Ann Arbor's Community High is a model for education reform
Michigan’s economic and budget woes are forcing all local school districts to make tough choices. As vice president of the Michigan State Board of Education, and an Ann Arbor schools Dad three times over -- I have a strong interest in making sure we use this year to reform our tax and budget policies to raise the money we need to invest in our schools, including Ann Arbor.
In the short-term I do want to make sure that as Ann Arbor schools look to economize, we don’t accidentally kill any educational golden gooses. One such fowl is Community High.
John Austin, vice president of the Michigan State Board of Education
Consider:
• Each year it is over-subscribed. Parents and students enter a 3-to-1-chance-of-winning-the lottery to get in -- this at a time (high school) when many families flee public schools for privates or charters.
• The smaller size, personal attention of faculty, special courses taught by community experts, fantastic college counseling, and proactive encouragement of students to dual-enroll and take courses at the University of Michigan, Eastern Michigan University and Washtenaw Community College -- all make for a dynamic, motivated, and successful student body. Very few kids get “lost,” and no worthwhile learning opportunity is out of reach.
• The ultimate test is in the academic outcomes. No matter what you think of Michigan’s new rigorous high school exit requirements, the bottom line is Community High -- as “alternative” as it may be -- delivers the 2nd highest Michigan Merit Exam test scores in the state. Community’s student body is slightly less diverse racially and socioeconomically; a self-selection bias on the part of applicants Community works to overcome. The answer to Ann Arbor’s stubborn achievement gap, however is to get more students into environments like Community, not fewer.

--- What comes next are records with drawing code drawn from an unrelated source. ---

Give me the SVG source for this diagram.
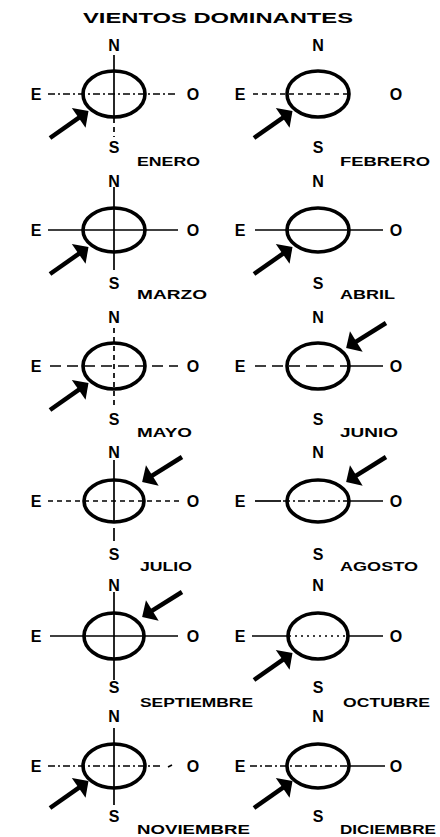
<svg xmlns="http://www.w3.org/2000/svg" xmlns:xlink="http://www.w3.org/1999/xlink" width="440" height="837" viewBox="0 0 440 837">
<style>
.ring{fill:none;stroke:#000;stroke-width:3.6}
.ax{stroke:#000;stroke-width:1.7;fill:none}
.dash{stroke-dasharray:5 4}
.ldash{stroke-dasharray:11 6}
.dd{stroke-dasharray:7 3 2 3}
.dot{stroke-dasharray:2 4}
.cp{font-family:"Liberation Sans",Arial,sans-serif;font-weight:bold;font-size:16px;fill:#000;text-anchor:middle}
.mon{font-family:"Liberation Sans",Arial,sans-serif;font-weight:bold;font-size:12px;fill:#000}
.title{font-family:"Liberation Sans",Arial,sans-serif;font-weight:bold;font-size:15px;fill:#000;text-anchor:middle}
</style>
<defs>
<g id="arr"><line x1="0" y1="0" x2="38" y2="0" stroke="#000" stroke-width="4.5"/><polygon points="35,-12 47,0 35,12" fill="#000"/></g>
</defs>
<rect width="440" height="837" fill="#fff"/>
<text class="title" x="218" y="23" textLength="270" lengthAdjust="spacingAndGlyphs">VIENTOS DOMINANTES</text>

<g id="enero">
<line class="ax dd" x1="48" y1="94" x2="178" y2="94"/>
<line class="ax" x1="114" y1="55" x2="114" y2="118"/>
<line class="ax dash" x1="114" y1="118" x2="114" y2="137"/>
<ellipse class="ring" cx="114" cy="94" rx="31" ry="23"/>
<use xlink:href="#arr" transform="translate(50,138) rotate(-35)"/>
<text class="cp" x="114" y="51">N</text><text class="cp" x="114" y="153">S</text>
<text class="cp" x="36" y="100">E</text><text class="cp" x="193" y="100">O</text>
<text class="mon" x="137" y="166" textLength="63" lengthAdjust="spacingAndGlyphs">ENERO</text>
</g>

<g id="febrero">
<line class="ax dash" x1="253" y1="94" x2="349" y2="94"/>
<ellipse class="ring" cx="318" cy="94" rx="31" ry="23"/>
<use xlink:href="#arr" transform="translate(254,138) rotate(-35)"/>
<text class="cp" x="318" y="51">N</text><text class="cp" x="318" y="153">S</text>
<text class="cp" x="240" y="100">E</text><text class="cp" x="396" y="100">O</text>
<text class="mon" x="340" y="166" textLength="90" lengthAdjust="spacingAndGlyphs">FEBRERO</text>
</g>

<g id="marzo">
<line class="ax" x1="48" y1="230" x2="178" y2="230"/>
<line class="ax" x1="114" y1="187" x2="114" y2="270"/>
<ellipse class="ring" cx="114" cy="230" rx="31" ry="22"/>
<use xlink:href="#arr" transform="translate(50,274) rotate(-35)"/>
<text class="cp" x="114" y="187">N</text><text class="cp" x="114" y="289">S</text>
<text class="cp" x="36" y="236">E</text><text class="cp" x="193" y="236">O</text>
<text class="mon" x="137" y="299" textLength="70" lengthAdjust="spacingAndGlyphs">MARZO</text>
</g>

<g id="abril">
<line class="ax" x1="255" y1="230" x2="383" y2="230"/>
<ellipse class="ring" cx="318" cy="230" rx="31" ry="22"/>
<use xlink:href="#arr" transform="translate(254,274) rotate(-35)"/>
<text class="cp" x="318" y="187">N</text><text class="cp" x="318" y="289">S</text>
<text class="cp" x="240" y="236">E</text><text class="cp" x="396" y="236">O</text>
<text class="mon" x="340" y="299" textLength="55" lengthAdjust="spacingAndGlyphs">ABRIL</text>
</g>

<g id="mayo">
<line class="ax ldash" x1="50" y1="366" x2="178" y2="366"/>
<line class="ax dash" x1="114" y1="328" x2="114" y2="405"/>
<ellipse class="ring" cx="114" cy="366" rx="31" ry="23"/>
<use xlink:href="#arr" transform="translate(50,410) rotate(-35)"/>
<text class="cp" x="114" y="323">N</text><text class="cp" x="114" y="425">S</text>
<text class="cp" x="36" y="372">E</text><text class="cp" x="193" y="372">O</text>
<text class="mon" x="137" y="437" textLength="55" lengthAdjust="spacingAndGlyphs">MAYO</text>
</g>

<g id="junio">
<line class="ax ldash" x1="255" y1="366" x2="349" y2="366"/>
<line class="ax" x1="349" y1="366" x2="383" y2="366"/>
<ellipse class="ring" cx="318" cy="366" rx="31" ry="23"/>
<use xlink:href="#arr" transform="translate(386,323) rotate(148)"/>
<text class="cp" x="318" y="323">N</text><text class="cp" x="318" y="425">S</text>
<text class="cp" x="240" y="372">E</text><text class="cp" x="396" y="372">O</text>
<text class="mon" x="340" y="437" textLength="58" lengthAdjust="spacingAndGlyphs">JUNIO</text>
</g>

<g id="julio">
<line class="ax dash" x1="48" y1="501" x2="180" y2="501"/>
<line class="ax" x1="114" y1="460" x2="114" y2="522"/>
<line class="ax" x1="114" y1="528" x2="114" y2="541"/>
<ellipse class="ring" cx="114" cy="501" rx="30" ry="21"/>
<use xlink:href="#arr" transform="translate(182,457) rotate(148)"/>
<text class="cp" x="114" y="458">N</text><text class="cp" x="114" y="560">S</text>
<text class="cp" x="36" y="507">E</text><text class="cp" x="193" y="507">O</text>
<text class="mon" x="140" y="571" textLength="52" lengthAdjust="spacingAndGlyphs">JULIO</text>
</g>

<g id="agosto">
<line class="ax" x1="255" y1="501" x2="281" y2="501"/>
<line class="ax dd" x1="283" y1="501" x2="349" y2="501"/>
<line class="ax" x1="349" y1="501" x2="383" y2="501"/>
<ellipse class="ring" cx="318" cy="501" rx="31" ry="21"/>
<use xlink:href="#arr" transform="translate(386,457) rotate(148)"/>
<text class="cp" x="318" y="458">N</text><text class="cp" x="318" y="560">S</text>
<text class="cp" x="240" y="507">E</text><text class="cp" x="396" y="507">O</text>
<text class="mon" x="340" y="571" textLength="78" lengthAdjust="spacingAndGlyphs">AGOSTO</text>
</g>

<g id="septiembre">
<line class="ax" x1="50" y1="636" x2="178" y2="636"/>
<line class="ax" x1="114" y1="592" x2="114" y2="680"/>
<ellipse class="ring" cx="114" cy="636" rx="30" ry="23"/>
<use xlink:href="#arr" transform="translate(182,592) rotate(148)"/>
<text class="cp" x="114" y="591">N</text><text class="cp" x="114" y="693">S</text>
<text class="cp" x="36" y="642">E</text><text class="cp" x="193" y="642">O</text>
<text class="mon" x="140" y="707" textLength="113" lengthAdjust="spacingAndGlyphs">SEPTIEMBRE</text>
</g>

<g id="octubre">
<line class="ax" x1="252" y1="636" x2="287" y2="636"/>
<line class="ax dot" x1="289" y1="636" x2="348" y2="636"/>
<line class="ax" x1="349" y1="636" x2="383" y2="636"/>
<ellipse class="ring" cx="318" cy="636" rx="30" ry="23"/>
<use xlink:href="#arr" transform="translate(254,680) rotate(-35)"/>
<text class="cp" x="318" y="591">N</text><text class="cp" x="318" y="693">S</text>
<text class="cp" x="240" y="642">E</text><text class="cp" x="396" y="642">O</text>
<text class="mon" x="343" y="707" textLength="87" lengthAdjust="spacingAndGlyphs">OCTUBRE</text>
</g>

<g id="noviembre">
<line class="ax dd" x1="48" y1="766" x2="163" y2="766"/>
<line class="ax" x1="168" y1="767" x2="172" y2="765" stroke-width="3"/>
<line class="ax" x1="114" y1="728" x2="114" y2="805"/>
<ellipse class="ring" cx="114" cy="766" rx="31" ry="22"/>
<use xlink:href="#arr" transform="translate(50,808) rotate(-35)"/>
<text class="cp" x="114" y="722">N</text><text class="cp" x="114" y="822">S</text>
<text class="cp" x="36" y="772">E</text><text class="cp" x="193" y="772">O</text>
<text class="mon" x="137" y="834" font-size="11" textLength="113" lengthAdjust="spacingAndGlyphs">NOVIEMBRE</text>
</g>

<g id="diciembre">
<line class="ax dd" x1="250" y1="766" x2="349" y2="766"/>
<line class="ax" x1="349" y1="766" x2="385" y2="766"/>
<ellipse class="ring" cx="318" cy="766" rx="31" ry="22"/>
<use xlink:href="#arr" transform="translate(254,808) rotate(-35)"/>
<text class="cp" x="318" y="722">N</text><text class="cp" x="318" y="822">S</text>
<text class="cp" x="240" y="772">E</text><text class="cp" x="396" y="772">O</text>
<text class="mon" x="340" y="834" font-size="11" textLength="96" lengthAdjust="spacingAndGlyphs">DICIEMBRE</text>
</g>
</svg>
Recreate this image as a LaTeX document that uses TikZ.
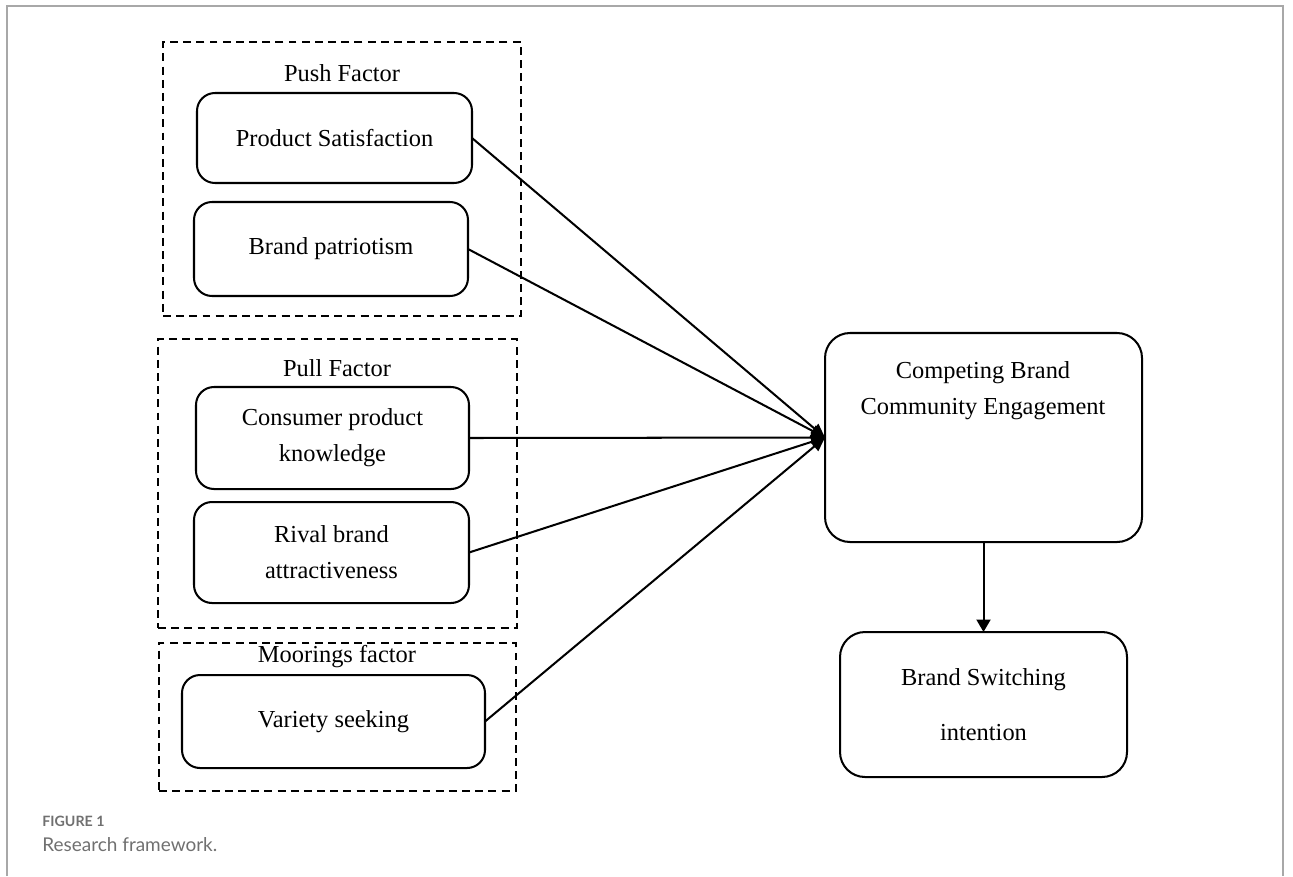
\documentclass[tikz,border=0pt]{standalone}
\usepackage{fontspec}
\setmainfont{Liberation Serif}
\newfontfamily\capfont{Lato}
\usetikzlibrary{arrows.meta}
\definecolor{capgray}{HTML}{707070}
\definecolor{framegray}{HTML}{A8A8A8}
\begin{document}
\begin{tikzpicture}[x=0.02cm,y=-0.02cm,
  font=\fontsize{13.9}{20.5}\selectfont,
  sized/.style 2 args={minimum width=#1*0.02cm,minimum height=#2*0.02cm},
  factor/.style={draw,line width=1.15pt,rounded corners=0.36cm,inner sep=0pt,outer sep=0pt,align=center},
  outcome/.style={draw,line width=1.15pt,rounded corners=0.5cm,inner sep=0pt,outer sep=0pt,align=center},
  group/.style={draw,line width=1.15pt,dash pattern=on 4.5pt off 3pt,inner sep=0pt,outer sep=0pt},
  heading/.style={inner sep=0pt,align=center},
  link/.style={line width=1.15pt,-{Triangle[length=0.28cm,width=0.24cm]}}]
\useasboundingbox (0,0) rectangle (1293,876);
\draw[framegray,line width=0.8pt] (7,876) -- (7,6) -- (1283,6) -- (1283,876);

\node [group,sized={358}{274}] (push) at (342,179) {};
\node [group,sized={359}{289}] (pull) at (337.5,483.5) {};
\node [group,sized={357}{148}] (moor) at (337.5,717) {};
\node [heading] (pushlbl) at (342,73) {Push Factor};
\node [heading] (pulllbl) at (337,368) {Pull Factor};
\node [heading] (moorlbl) at (337,657) {Moorings factor};

\node [factor,sized={275}{90}] (ps) at (334.5,138) {Product Satisfaction};
\node [factor,sized={274}{94}] (bp) at (331,249) {Brand patriotism};
\node [factor,sized={273}{102}] (cpk) at (332.5,438) {Consumer product\\knowledge};
\node [factor,sized={275}{101}] (rba) at (331.5,552.5) {Rival brand\\attractiveness};
\node [factor,sized={303}{93}] (vs) at (333.5,721.5) {Variety seeking};

\node [outcome,sized={317}{209}] (cbce) at (983.5,437.5) {};
\node [heading] (cbcelbl) at (983,391) {Competing Brand\\Community Engagement};
\node [outcome,sized={287}{145}] (bsi) at (983.5,704.5) {Brand Switching\\[10.8pt]intention};

\draw [link] (ps.east) -- (cbce.west);
\draw [link] (bp.east) -- (cbce.west);
\draw [link] (cpk.east) -- (cbce.west);
\draw [link] (rba.east) -- (cbce.west);
\draw [link] (vs.east) -- (cbce.west);
\draw [link,-{Triangle[length=0.25cm,width=0.28cm]}] (cbce.south) -- (bsi.north);

\node [anchor=west,inner sep=0pt,text=capgray,font=\capfont\bfseries\fontsize{8.1}{10}\selectfont] (fig) at (42,821) {FIGURE 1};
\node [anchor=west,inner sep=0pt,text=capgray,font=\capfont\fontsize{10.8}{12}\selectfont] (figcap) at (42,845) {Research framework.};
\end{tikzpicture}
\end{document}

Pioneer, Huron and (hopefully Skyline as it develops) provide excellences, opportunities, and experiences different than Community. Rich and rigorous math, science, and other advanced courses; state leading arts and music, sports, clubs and extracurriculars galore, along with great traditions, and diverse student body. They work great for a lot of young people.
However, it is still more likely for a student to check-out, to be one of the crowd, to never find their footing, nor be challenged by a caring adult to reach higher, in the larger, more anonymous comprehensive high schools. Counselors are woefully outnumbered. Motivated students backed by organized parents get what they need. Others too often don’t.
This is no one’s fault, it is just a reality of how the high school was organized for industrial-era education -- like our big factories -- when the comprehensive high schools was first conceived 100 years ago. This is why today’s national high school reform movement -- with champions such as Bill Gates and the Gates Foundation and President Obama’s Secretary of Education, Arnie Duncan -- is pushing for restructured high schools that are smaller and more personalized, expect more of every student, and build stronger relationships between and among faculty and students.
Neighbors say “fine: but we can’t afford these smaller schools.” This is a canard. If anything, the cheaper way to organize high school learning would be to have a network of smaller, personal, more-effective, themed schools, (including, like Community High, re-use of existing buildings, not expensive greenfield construction), without all the “bells and whistles,” such as clubs, sports teams, pools and athletic fields, that cost tons of money. This network would be joined to a couple of anchor institutions (like Pioneer and Huron) where all students can go if they want to play football, be part of the Greek or drama club, take AP physics, or sing in the choir. In fact, this is how Ann Arbor schools work now for many kids, to their credit!
If anything Ann Arbor missed a chance, during the “new high school debate” that went on for years, to extend this model further, and take the numbers pressure off Pioneer and Huron by developing more, smaller, better, sought-after schools (like Community has become) but with their own unique “theme” and identity. How about a University of Michigan-linked high school? An arts-media themed school, or a green/sustainability school?
I won’t bemoan the lack of district leadership at the time that led to another expensive comprehensive high school (Skyline) being built instead -- except to note, said leadership rapidly fled the scene. I will however, compliment our current leadership, and encourage our Ann Arbor community to keep advancing new models of powerful and effective learning environments that can also be more cost-effective, versus retreating to the models of the past. And schools like Community High are central to that vision.
John Austin is vice president of the Michigan State Board of Education, a non-resident Senior Fellow with the Brookings Institution, and Visiting Research Scientist at the University of Michigan Institute for Research on Employment, Labor and the Economy. He lives in Ann Arbor.